WORK REQUIRED ▸ Copy the lines below as they are; omit the images they contain.

DATA SHOWN ▸

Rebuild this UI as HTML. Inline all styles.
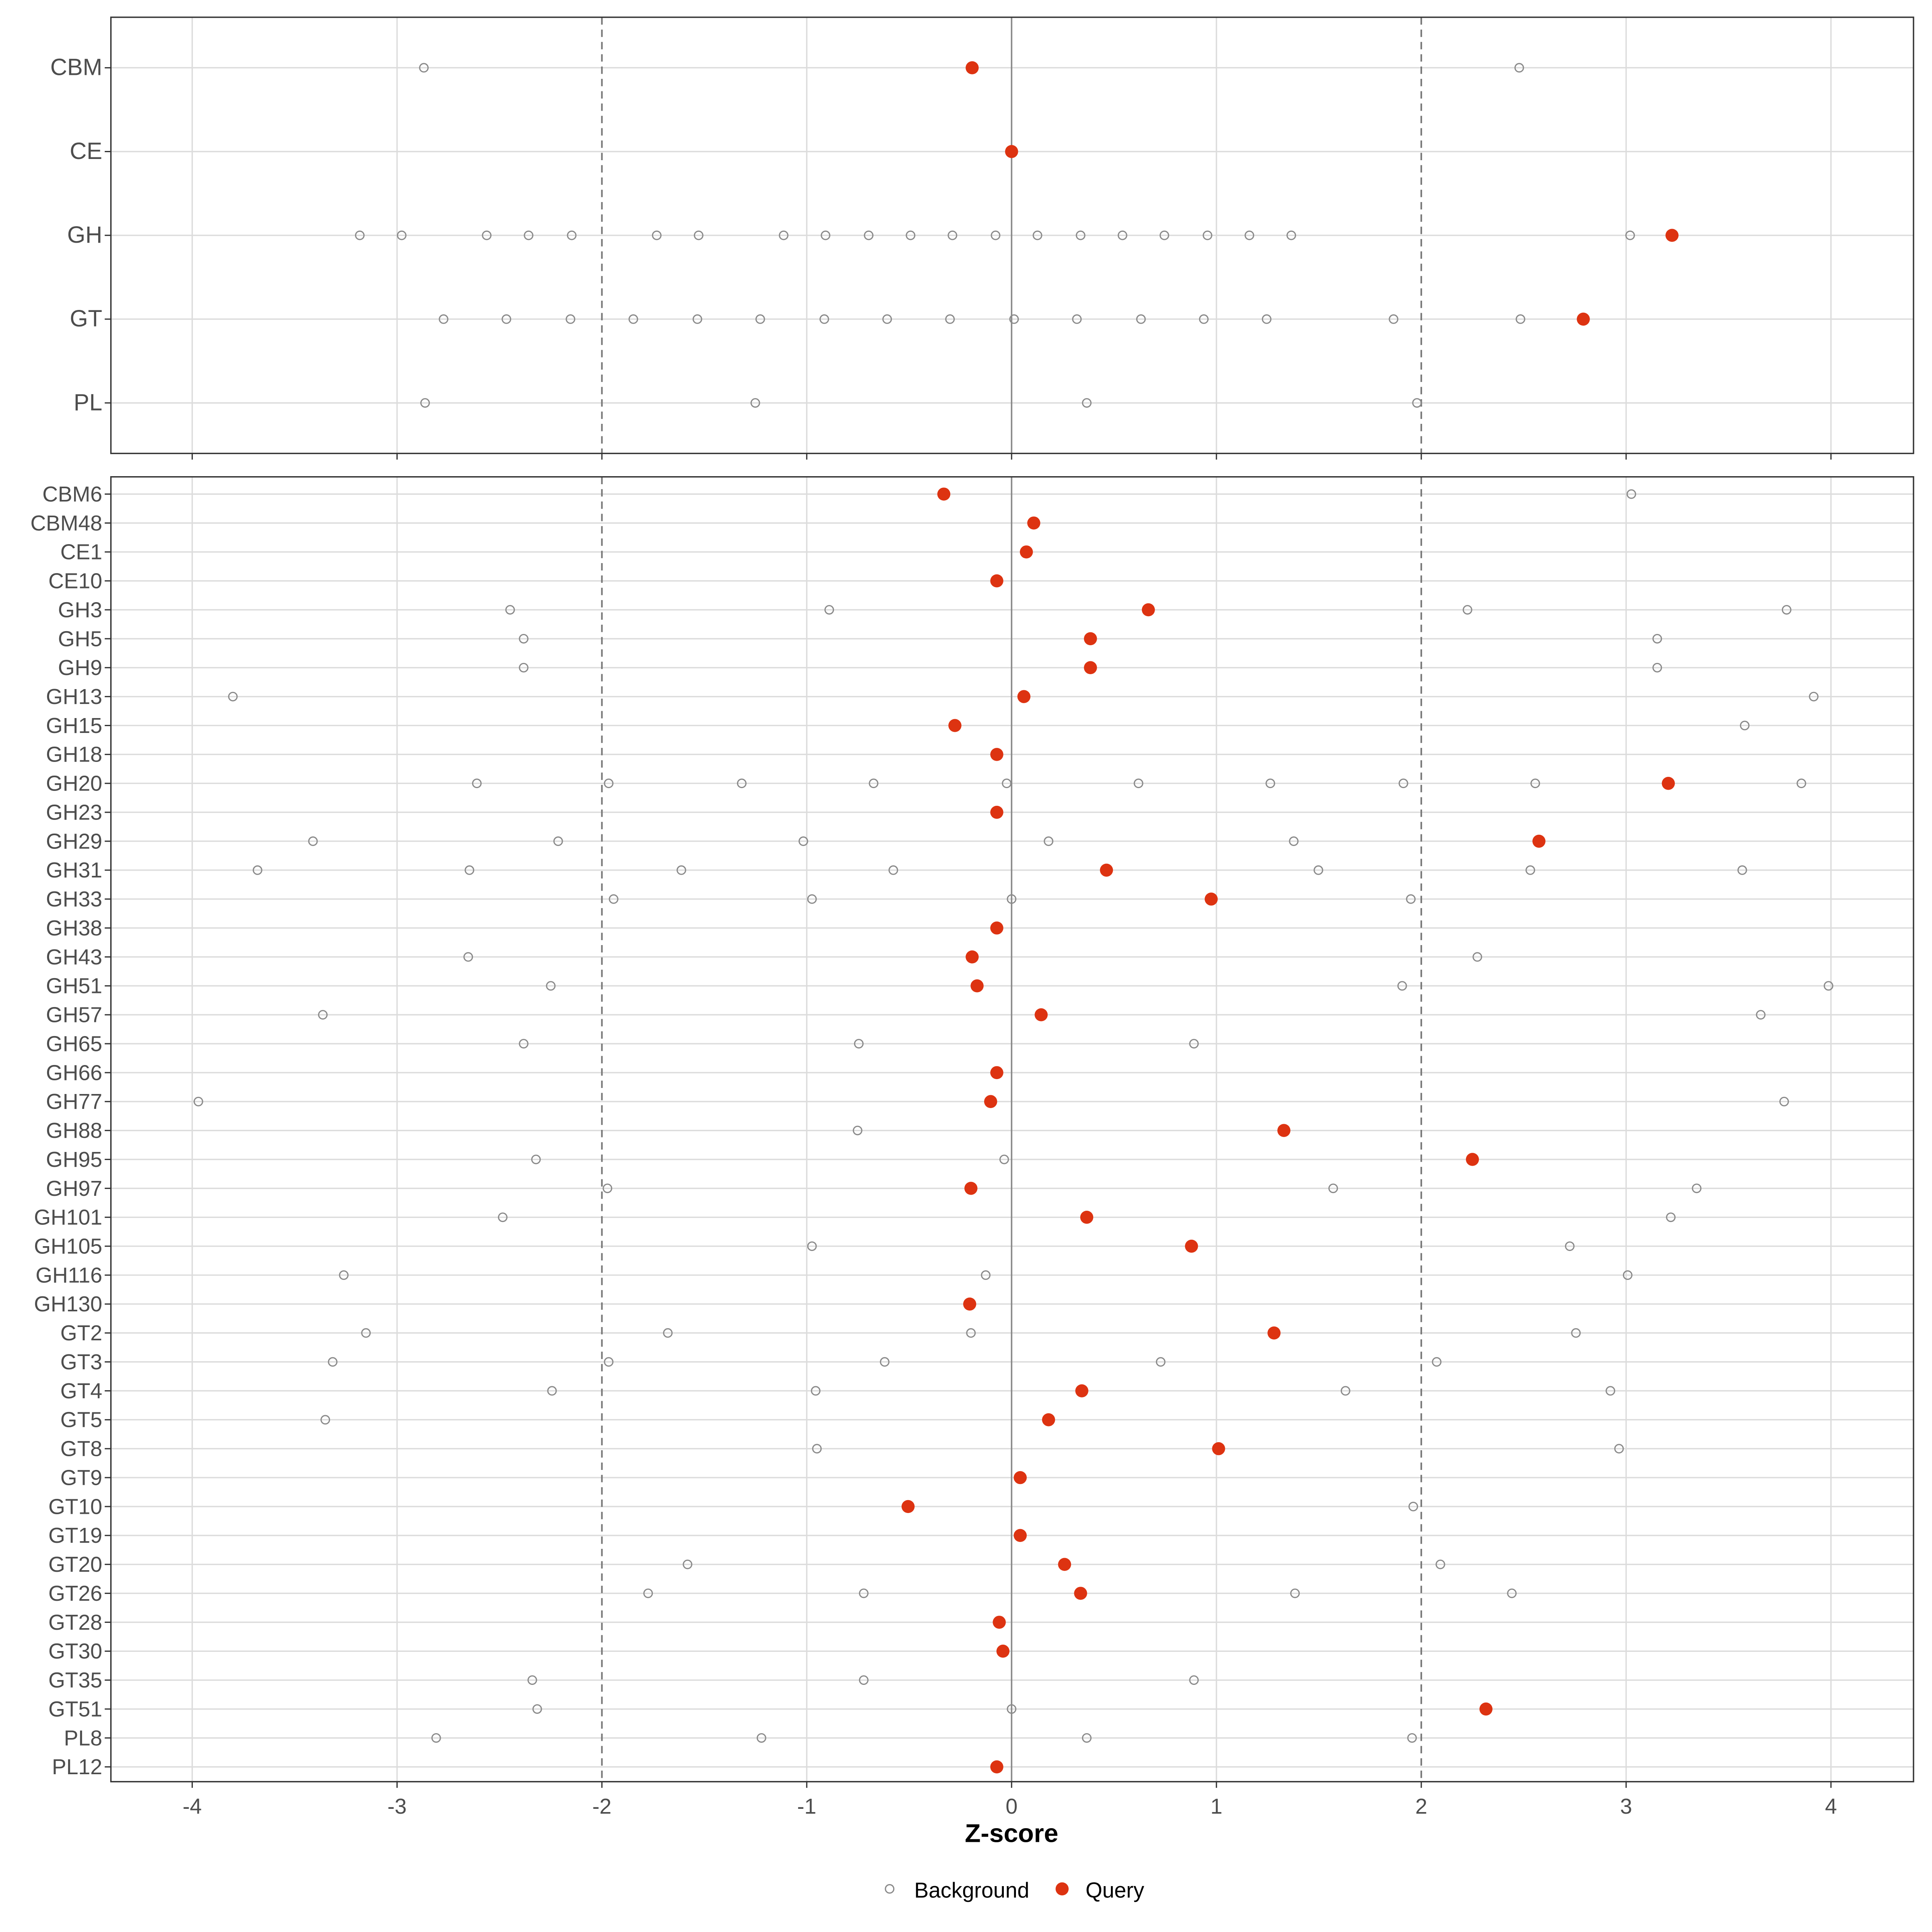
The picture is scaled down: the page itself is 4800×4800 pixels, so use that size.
<!DOCTYPE html>
<html><head><meta charset="utf-8"><style>html,body{margin:0;padding:0;background:#fff}svg{display:block}</style></head>
<body>
<svg id="s" xmlns="http://www.w3.org/2000/svg" width="4800" height="4800" viewBox="0 0 1568 1568" font-family="Liberation Sans, sans-serif">
<rect width="1568" height="1568" fill="#fff"/>
<g id="g"></g>
</svg>
<script>
(function(){
const g=document.getElementById('g');const NS='http://www.w3.org/2000/svg';
function el(t,a,txt){const e=document.createElementNS(NS,t);for(const k in a)e.setAttribute(k,a[k]);if(txt!==undefined)e.textContent=txt;g.appendChild(e);return e;}
const L=90,R=1553,X=v=>821+v*166.25;
function panel(y0,y1,rows){
  for(let v=-4;v<=4;v++){ if(v===0||Math.abs(v)===2)continue; el('line',{x1:X(v),x2:X(v),y1:y0,y2:y1,stroke:'#dcdcdc','stroke-width':1.1});}
  rows.forEach(r=>el('line',{x1:L,x2:R,y1:r.y,y2:r.y,stroke:'#dcdcdc','stroke-width':1.1}));
  el('line',{x1:X(0),x2:X(0),y1:y0,y2:y1,stroke:'#888','stroke-width':1.2});
  [-2,2].forEach(v=>el('line',{x1:X(v),x2:X(v),y1:y0,y2:y1,stroke:'#777','stroke-width':1.3,'stroke-dasharray':'6,4'}));
  rows.forEach(r=>{
    (r.b||[]).forEach(x=>el('circle',{cx:x,cy:r.y,r:3.4,fill:'none',stroke:'#8a8a8a','stroke-width':1}));
    if(r.q)el('circle',{cx:r.q,cy:r.y,r:5.3,fill:'#dd3311'});
    el('line',{x1:85,x2:L,y1:r.y,y2:r.y,stroke:'#333','stroke-width':1});
    el('text',{x:83,y:r.y+6,'text-anchor':'end','font-size':r.fs,fill:'#4d4d4d'},r.n);
  });
  el('rect',{x:L,y:y0,width:R-L,height:y1-y0,fill:'none',stroke:'#333','stroke-width':1.1});
  for(let v=-4;v<=4;v++)el('line',{x1:X(v),x2:X(v),y1:y1,y2:y1+5,stroke:'#333','stroke-width':1});
}
const topRows=[['CBM',[344,1233],789],['CE',[],821],['GH',[292,326,395,429,464,533,567,636,670,705,739,773,808,842,877,911,945,980,1014,1048,1323],1357],['GT',[360,411,463,514,566,617,669,720,771,823,874,926,977,1028,1131,1234],1285],['PL',[345,613,882,1150],0]];
panel(14,368,topRows.map((r,i)=>({n:r[0],b:r[1],q:r[2],y:55+i*68,fs:19})));
const bot=[['CBM6',[1324],766],['CBM48',[],839],['CE1',[],833],['CE10',[],809],['GH3',[414,673,1191,1450],932],['GH5',[425,1345],885],['GH9',[425,1345],885],['GH13',[189,1472],831],['GH15',[1416],775],['GH18',[],809],['GH20',[387,494,602,709,817,924,1031,1139,1246,1462],1354],['GH23',[],809],['GH29',[254,453,652,851,1050],1249],['GH31',[209,381,553,725,1070,1242,1414],898],['GH33',[498,659,821,1145],983],['GH38',[],809],['GH43',[380,1199],789],['GH51',[447,1138,1484],793],['GH57',[262,1429],845],['GH65',[425,697,969],0],['GH66',[],809],['GH77',[161,1448],804],['GH88',[696],1042],['GH95',[435,815],1195],['GH97',[493,1082,1377],788],['GH101',[408,1356],882],['GH105',[659,1274],967],['GH116',[279,800,1321],0],['GH130',[],787],['GT2',[297,542,788,1279],1034],['GT3',[270,494,718,942,1166],0],['GT4',[448,662,1092,1307],878],['GT5',[264],851],['GT8',[663,1314],989],['GT9',[],828],['GT10',[1147],737],['GT19',[],828],['GT20',[558,1169],864],['GT26',[526,701,1051,1227],877],['GT28',[],811],['GT30',[],814],['GT35',[432,701,969],0],['GT51',[436,821],1206],['PL8',[354,618,882,1146],0],['PL12',[],809]];
panel(387,1446,bot.map((r,i)=>({n:r[0],b:r[1],q:r[2],y:401+i*23.477,fs:17.5})));
for(let v=-4;v<=4;v++)el('text',{x:X(v),y:1472,'text-anchor':'middle','font-size':17.5,fill:'#4d4d4d'},String(v));
el('text',{x:821,y:1495,'text-anchor':'middle','font-size':21,'font-weight':'bold',fill:'#000'},'Z-score');
el('circle',{cx:722,cy:1533,r:3.4,fill:'none',stroke:'#8a8a8a','stroke-width':1});
el('text',{x:742,y:1540,'font-size':17.5,fill:'#000'},'Background');
el('circle',{cx:862,cy:1533,r:5.3,fill:'#dd3311'});
el('text',{x:881,y:1540,'font-size':17.5,fill:'#000'},'Query');
})();
</script>
</body></html>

ANSWER TO THIS PROBLEM ▸
Rebuild this UI as HTML. Inline all styles.
The picture is scaled down: the page itself is 4800×4800 pixels, so use that size.
<!DOCTYPE html>
<html><head><meta charset="utf-8"><style>html,body{margin:0;padding:0;background:#fff}svg{display:block}</style></head>
<body>
<svg id="s" xmlns="http://www.w3.org/2000/svg" width="4800" height="4800" viewBox="0 0 1568 1568" font-family="Liberation Sans, sans-serif">
<rect width="1568" height="1568" fill="#fff"/>
<g id="g"></g>
</svg>
<script>
(function(){
const g=document.getElementById('g');const NS='http://www.w3.org/2000/svg';
function el(t,a,txt){const e=document.createElementNS(NS,t);for(const k in a)e.setAttribute(k,a[k]);if(txt!==undefined)e.textContent=txt;g.appendChild(e);return e;}
const L=90,R=1553,X=v=>821+v*166.25;
function panel(y0,y1,rows){
  for(let v=-4;v<=4;v++){ if(v===0||Math.abs(v)===2)continue; el('line',{x1:X(v),x2:X(v),y1:y0,y2:y1,stroke:'#dcdcdc','stroke-width':1.1});}
  rows.forEach(r=>el('line',{x1:L,x2:R,y1:r.y,y2:r.y,stroke:'#dcdcdc','stroke-width':1.1}));
  el('line',{x1:X(0),x2:X(0),y1:y0,y2:y1,stroke:'#888','stroke-width':1.2});
  [-2,2].forEach(v=>el('line',{x1:X(v),x2:X(v),y1:y0,y2:y1,stroke:'#777','stroke-width':1.3,'stroke-dasharray':'6,4'}));
  rows.forEach(r=>{
    (r.b||[]).forEach(x=>el('circle',{cx:x,cy:r.y,r:3.4,fill:'none',stroke:'#8a8a8a','stroke-width':1}));
    if(r.q)el('circle',{cx:r.q,cy:r.y,r:5.3,fill:'#dd3311'});
    el('line',{x1:85,x2:L,y1:r.y,y2:r.y,stroke:'#333','stroke-width':1});
    el('text',{x:83,y:r.y+6,'text-anchor':'end','font-size':r.fs,fill:'#4d4d4d'},r.n);
  });
  el('rect',{x:L,y:y0,width:R-L,height:y1-y0,fill:'none',stroke:'#333','stroke-width':1.1});
  for(let v=-4;v<=4;v++)el('line',{x1:X(v),x2:X(v),y1:y1,y2:y1+5,stroke:'#333','stroke-width':1});
}
const topRows=[['CBM',[344,1233],789],['CE',[],821],['GH',[292,326,395,429,464,533,567,636,670,705,739,773,808,842,877,911,945,980,1014,1048,1323],1357],['GT',[360,411,463,514,566,617,669,720,771,823,874,926,977,1028,1131,1234],1285],['PL',[345,613,882,1150],0]];
panel(14,368,topRows.map((r,i)=>({n:r[0],b:r[1],q:r[2],y:55+i*68,fs:19})));
const bot=[['CBM6',[1324],766],['CBM48',[],839],['CE1',[],833],['CE10',[],809],['GH3',[414,673,1191,1450],932],['GH5',[425,1345],885],['GH9',[425,1345],885],['GH13',[189,1472],831],['GH15',[1416],775],['GH18',[],809],['GH20',[387,494,602,709,817,924,1031,1139,1246,1462],1354],['GH23',[],809],['GH29',[254,453,652,851,1050],1249],['GH31',[209,381,553,725,1070,1242,1414],898],['GH33',[498,659,821,1145],983],['GH38',[],809],['GH43',[380,1199],789],['GH51',[447,1138,1484],793],['GH57',[262,1429],845],['GH65',[425,697,969],0],['GH66',[],809],['GH77',[161,1448],804],['GH88',[696],1042],['GH95',[435,815],1195],['GH97',[493,1082,1377],788],['GH101',[408,1356],882],['GH105',[659,1274],967],['GH116',[279,800,1321],0],['GH130',[],787],['GT2',[297,542,788,1279],1034],['GT3',[270,494,718,942,1166],0],['GT4',[448,662,1092,1307],878],['GT5',[264],851],['GT8',[663,1314],989],['GT9',[],828],['GT10',[1147],737],['GT19',[],828],['GT20',[558,1169],864],['GT26',[526,701,1051,1227],877],['GT28',[],811],['GT30',[],814],['GT35',[432,701,969],0],['GT51',[436,821],1206],['PL8',[354,618,882,1146],0],['PL12',[],809]];
panel(387,1446,bot.map((r,i)=>({n:r[0],b:r[1],q:r[2],y:401+i*23.477,fs:17.5})));
for(let v=-4;v<=4;v++)el('text',{x:X(v),y:1472,'text-anchor':'middle','font-size':17.5,fill:'#4d4d4d'},String(v));
el('text',{x:821,y:1495,'text-anchor':'middle','font-size':21,'font-weight':'bold',fill:'#000'},'Z-score');
el('circle',{cx:722,cy:1533,r:3.4,fill:'none',stroke:'#8a8a8a','stroke-width':1});
el('text',{x:742,y:1540,'font-size':17.5,fill:'#000'},'Background');
el('circle',{cx:862,cy:1533,r:5.3,fill:'#dd3311'});
el('text',{x:881,y:1540,'font-size':17.5,fill:'#000'},'Query');
})();
</script>
</body></html>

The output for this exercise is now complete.